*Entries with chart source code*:
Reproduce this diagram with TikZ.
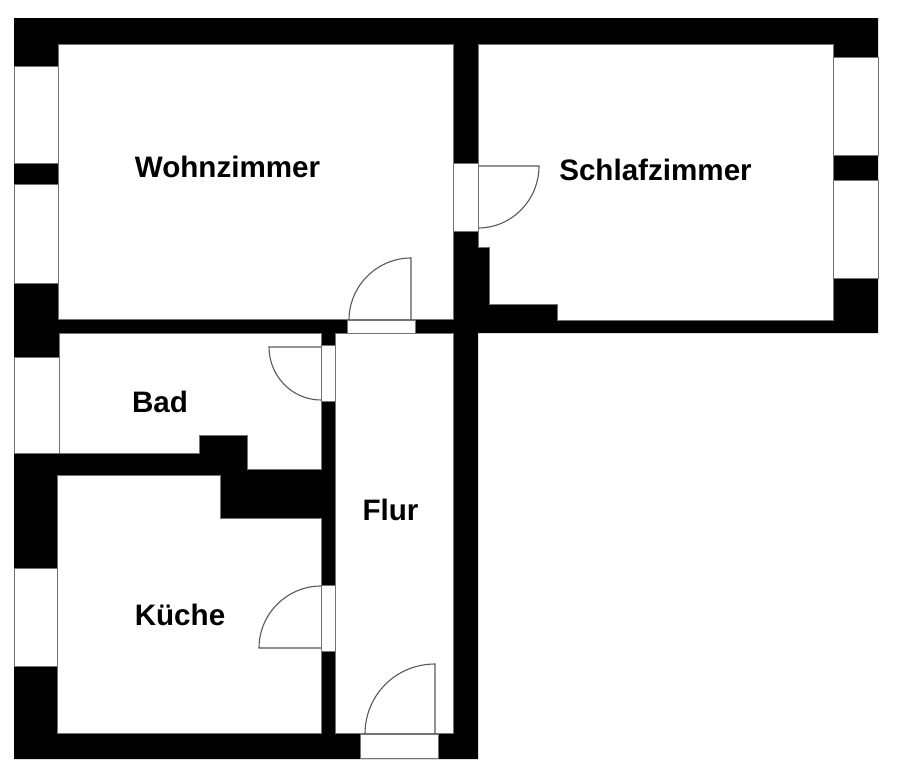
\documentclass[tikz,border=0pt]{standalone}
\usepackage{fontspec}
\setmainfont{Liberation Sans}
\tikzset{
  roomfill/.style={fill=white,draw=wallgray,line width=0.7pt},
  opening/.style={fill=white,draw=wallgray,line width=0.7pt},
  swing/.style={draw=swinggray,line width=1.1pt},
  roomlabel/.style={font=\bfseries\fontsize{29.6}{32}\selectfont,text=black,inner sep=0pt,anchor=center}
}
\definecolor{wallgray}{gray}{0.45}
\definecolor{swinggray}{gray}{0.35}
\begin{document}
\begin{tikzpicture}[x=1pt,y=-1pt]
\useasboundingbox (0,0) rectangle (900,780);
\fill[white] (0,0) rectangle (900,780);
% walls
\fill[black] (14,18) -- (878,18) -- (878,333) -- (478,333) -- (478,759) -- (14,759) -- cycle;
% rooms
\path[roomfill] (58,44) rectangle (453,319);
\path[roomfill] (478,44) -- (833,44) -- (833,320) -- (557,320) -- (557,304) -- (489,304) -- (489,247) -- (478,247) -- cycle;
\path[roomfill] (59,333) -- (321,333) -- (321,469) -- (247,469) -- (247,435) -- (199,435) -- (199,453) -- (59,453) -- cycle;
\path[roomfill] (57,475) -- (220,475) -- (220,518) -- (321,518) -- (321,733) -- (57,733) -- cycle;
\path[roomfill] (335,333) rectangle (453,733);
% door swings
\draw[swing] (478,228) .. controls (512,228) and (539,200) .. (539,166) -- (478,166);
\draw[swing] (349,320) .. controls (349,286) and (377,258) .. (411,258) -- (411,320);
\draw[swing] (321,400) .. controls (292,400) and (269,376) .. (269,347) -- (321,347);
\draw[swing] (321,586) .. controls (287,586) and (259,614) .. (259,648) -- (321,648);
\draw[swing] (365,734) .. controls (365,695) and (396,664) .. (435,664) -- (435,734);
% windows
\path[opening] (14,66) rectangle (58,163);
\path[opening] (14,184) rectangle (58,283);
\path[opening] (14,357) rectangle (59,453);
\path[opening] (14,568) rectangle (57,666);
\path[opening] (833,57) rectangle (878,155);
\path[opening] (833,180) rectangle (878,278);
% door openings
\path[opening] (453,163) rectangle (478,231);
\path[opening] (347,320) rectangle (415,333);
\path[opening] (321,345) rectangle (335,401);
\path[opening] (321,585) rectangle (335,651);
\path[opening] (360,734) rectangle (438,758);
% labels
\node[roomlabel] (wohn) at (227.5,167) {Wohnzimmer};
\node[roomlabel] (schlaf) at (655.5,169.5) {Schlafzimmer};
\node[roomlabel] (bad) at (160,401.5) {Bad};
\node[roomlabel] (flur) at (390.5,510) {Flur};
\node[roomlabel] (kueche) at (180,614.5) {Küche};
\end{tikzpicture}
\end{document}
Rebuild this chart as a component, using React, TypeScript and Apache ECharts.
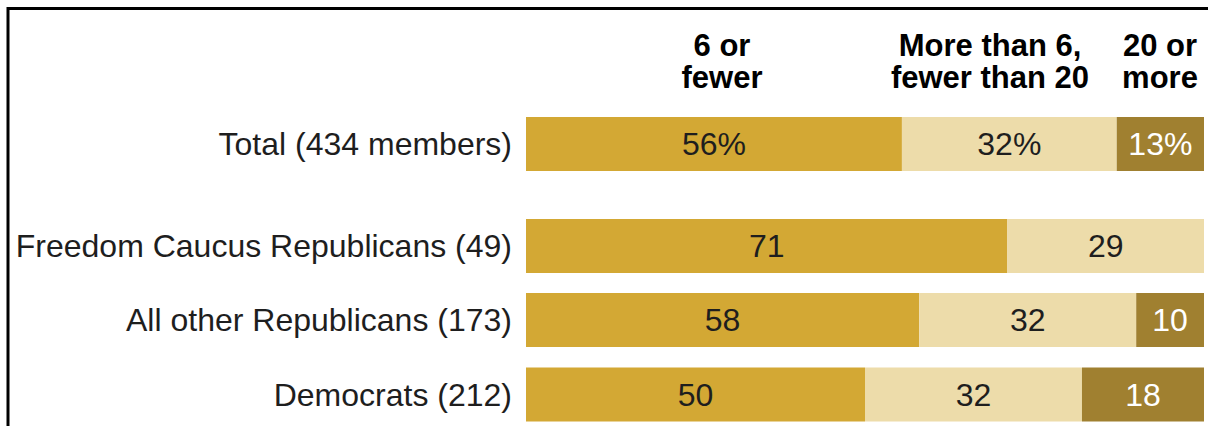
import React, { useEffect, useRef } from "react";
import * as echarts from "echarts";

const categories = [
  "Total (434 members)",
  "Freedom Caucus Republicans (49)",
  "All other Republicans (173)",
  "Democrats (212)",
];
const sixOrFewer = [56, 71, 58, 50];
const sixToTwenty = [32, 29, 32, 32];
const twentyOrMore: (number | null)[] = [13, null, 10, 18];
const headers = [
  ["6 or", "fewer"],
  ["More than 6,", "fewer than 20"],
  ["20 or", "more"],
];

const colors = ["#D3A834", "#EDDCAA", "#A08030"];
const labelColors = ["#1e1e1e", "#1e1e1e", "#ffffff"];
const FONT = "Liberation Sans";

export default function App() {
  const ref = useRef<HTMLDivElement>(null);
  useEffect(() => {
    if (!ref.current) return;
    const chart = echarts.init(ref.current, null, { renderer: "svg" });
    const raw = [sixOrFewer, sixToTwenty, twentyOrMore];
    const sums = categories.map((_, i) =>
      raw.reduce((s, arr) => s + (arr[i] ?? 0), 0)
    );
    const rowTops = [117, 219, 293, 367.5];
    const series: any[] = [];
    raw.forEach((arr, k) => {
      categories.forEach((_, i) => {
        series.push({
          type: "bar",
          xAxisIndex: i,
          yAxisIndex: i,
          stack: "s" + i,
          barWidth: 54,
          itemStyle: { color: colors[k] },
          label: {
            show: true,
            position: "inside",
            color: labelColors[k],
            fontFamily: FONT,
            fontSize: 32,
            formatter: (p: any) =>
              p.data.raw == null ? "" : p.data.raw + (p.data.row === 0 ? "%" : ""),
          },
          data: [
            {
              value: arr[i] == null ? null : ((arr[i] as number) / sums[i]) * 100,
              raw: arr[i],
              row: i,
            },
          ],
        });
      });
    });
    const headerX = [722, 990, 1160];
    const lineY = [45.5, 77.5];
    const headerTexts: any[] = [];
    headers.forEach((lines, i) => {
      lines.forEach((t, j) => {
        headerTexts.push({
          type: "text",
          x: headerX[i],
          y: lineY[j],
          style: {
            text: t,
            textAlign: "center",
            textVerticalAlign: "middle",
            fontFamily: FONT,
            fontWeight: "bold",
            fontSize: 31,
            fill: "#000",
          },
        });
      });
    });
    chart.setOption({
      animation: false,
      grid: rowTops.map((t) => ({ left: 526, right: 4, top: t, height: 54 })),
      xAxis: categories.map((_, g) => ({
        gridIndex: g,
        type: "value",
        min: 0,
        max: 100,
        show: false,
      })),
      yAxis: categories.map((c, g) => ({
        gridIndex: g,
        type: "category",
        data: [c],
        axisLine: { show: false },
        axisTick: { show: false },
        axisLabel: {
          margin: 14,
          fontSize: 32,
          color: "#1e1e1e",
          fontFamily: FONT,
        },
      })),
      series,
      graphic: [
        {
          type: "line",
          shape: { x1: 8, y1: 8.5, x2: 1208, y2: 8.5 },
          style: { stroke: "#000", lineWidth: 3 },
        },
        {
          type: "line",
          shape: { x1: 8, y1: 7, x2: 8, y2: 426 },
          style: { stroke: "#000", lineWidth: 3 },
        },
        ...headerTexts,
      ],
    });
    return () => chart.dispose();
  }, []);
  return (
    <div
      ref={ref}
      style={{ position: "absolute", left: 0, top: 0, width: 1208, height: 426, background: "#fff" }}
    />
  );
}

*What you have to do*:
How many lines of the listing include the string "React"? Answer with the number alone.

*Correct answer*:
2